Chayei Sarah – Let Him Know Who’s Boss

This week’s Haftorah for parshas Chayei Sarah takes place in the very beginning of Melachim Alef. King David is about to pass away, and he has already promises his wife Batsheva that Shlomo will become king. However, the pesukim say: “And Adoniahu the son of Hagit exalted himself saying; ‘I will be king,’ and he made for himself chariots and horsemen and fifty men to run before him. And his father had not angered him all his days saying, ‘Why have you done so?’ And he too was of very handsome appearance, and she bore him after Avshalom” (Melachim Alef 1:5, 6).
The pasuk seems to give three reasons why Adoniahu decided to declare himself king. The Radak elaborates on each one. The first one is that King David never angered Adoniahu when he did anything bad; King David would never reprimand or rebuked him, saying: ‘Why did you do this?’ Therefore he went on a bad path and rebelled against his father; for Adoniahu knew that King David said he was going to anoint Shlomo king. So even though King David did not officially proclaim an order of succession,  Adoniahu thought in his heart: ‘My father loves me, and never scolded me once in my life, I will announce my kingship while he is alive and if it doesn’t bother him I will know that I was destined to be king.’ The second reason Adoniahu declared himself king was because he was good looking just like Avshalom. He even put together a legion of chariots and horsemen just like Avshalom did, because he also wanted to be king. Their beauty caused both of them to be haughty and to rebel. The third reason was that his mother, Hagit, gave birth to him right after Avshalom was born to Ma’acha, making Avshalom  his older brother, as it is written: the third [son of King David] was Avshalom and the fourth was Adoniahu. Amnon, who was the first born, had already died, so maybe Daniel who was the second had also died, even though his death was never recorded. Therefore Adoniahu thought that he was next in line for the kingship. (Click here for Hebrew text.)
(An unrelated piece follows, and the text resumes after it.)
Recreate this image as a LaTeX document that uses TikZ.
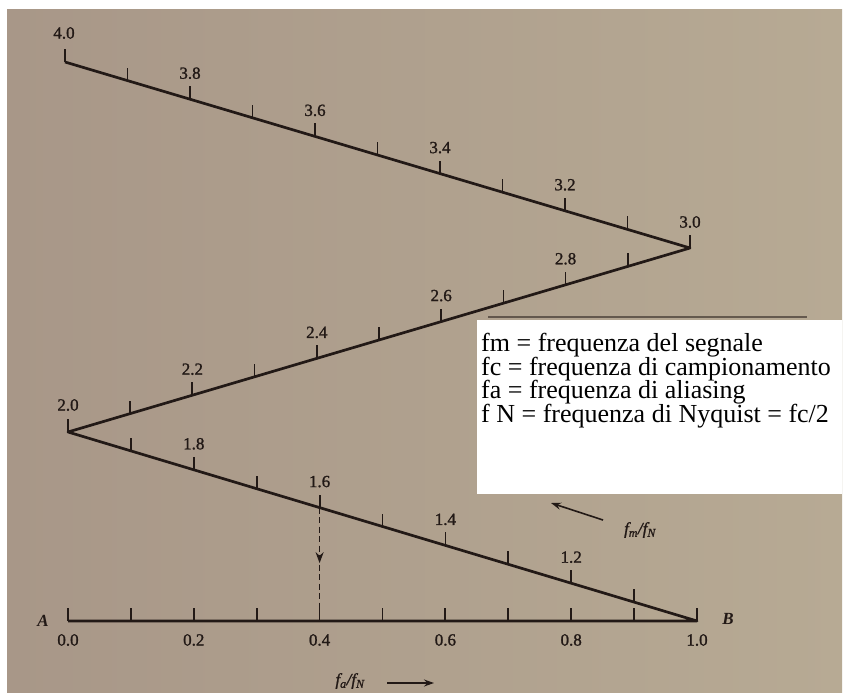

It seems from the Radak that Adoniahu’s motivation which caused him to declare himself king was his haughtiness, but his excuse was that he was  next in the royal line of succession, and therefore  deserved to be king. However, it would seem that he would not have been so brazen to pronounce himself king if he knew his father would have stopped him and reprimanded him for trying to start a rebellion. One lesson that can be gleaned from here is that a trick to subdue one’s haughtiness is to always feel one has a boss that he has to answer to at all times.

If you think about it, this is quite amazing! Adoniahu saw Avshalom’s rebellion against his father squelched and he himself was killed. Also, one would think that if his father never rebuked him and showered him with so much love, then how could the  son rebel against such a father? Furthermore, what caused him to be haughty was his comeliness; what does that have to do with being a monarch or a leader? It didn’t say Adoniahu was haughty because he was intelligent, wealthy, or influential – all character traits of a potential leader ! We see from here the power of haughtiness; as illogical as it might seem, it can  still grab hold of you and cause you to make the most outlandish decisions.Yet this whole incident could have been stopped if King David would simply have raised him properly and rebuked him once in a while for his wrongdoings throughout his life. We see from this an incredible lesson  in parenting, that one should not pamper their children too much, because not only won’t they appreciate it, they might even one day rebel.

The Cheshbon Hanefesh by Rav Mendel from Satanov has a famous parable in the introduction of his sefer comparing one’s animal spirit to an elephant. One of the unique qualities of a human being is the ability to control nature and animals in order to use them for our own benefit. So too, we have animalistic instincts in our own body, that of eating, drinking, sleeping, etc. which we must control, in order not have our physical drives control us. The Cheshbon Hanefesh does say that we cannot be overly controlling. If a person overworks the elephant and deprives it of adequate sustenance then it will rise up and rebel against its master, trying to kill him, and the master would be forced to defend himself. So too if one deprives himself too much of food and sleep he can become sick.

Then the Cheshbon Hanefesh says the opposite is also true: “Some foolish masters go to the opposite extreme. They pamper their animals by underworking and overfeeding them. They demean themselves by playing with them and condition the animal to kick at their generosity. In the end, the animal subjugates it master to fill its stomach.” The same is true about our physical desires. If we overindulge in our eating or drinking habits, or are too lazy to get out of bed, this can control our lives –  instead of us controlling how we eat, drink, sleep, etc. (Click here for Hebrew text.)

I believe this can also be extended to our scenario in Melachim, and to parenting in general. Parents must strike a healthy balance of love and admonition with their children. If they go to one extreme of abuse and power or the other extreme of always looking the other way and letting their children do whatever they desire, it is very possible the child will rebel against their parents one day. We must achieve  a healthy median!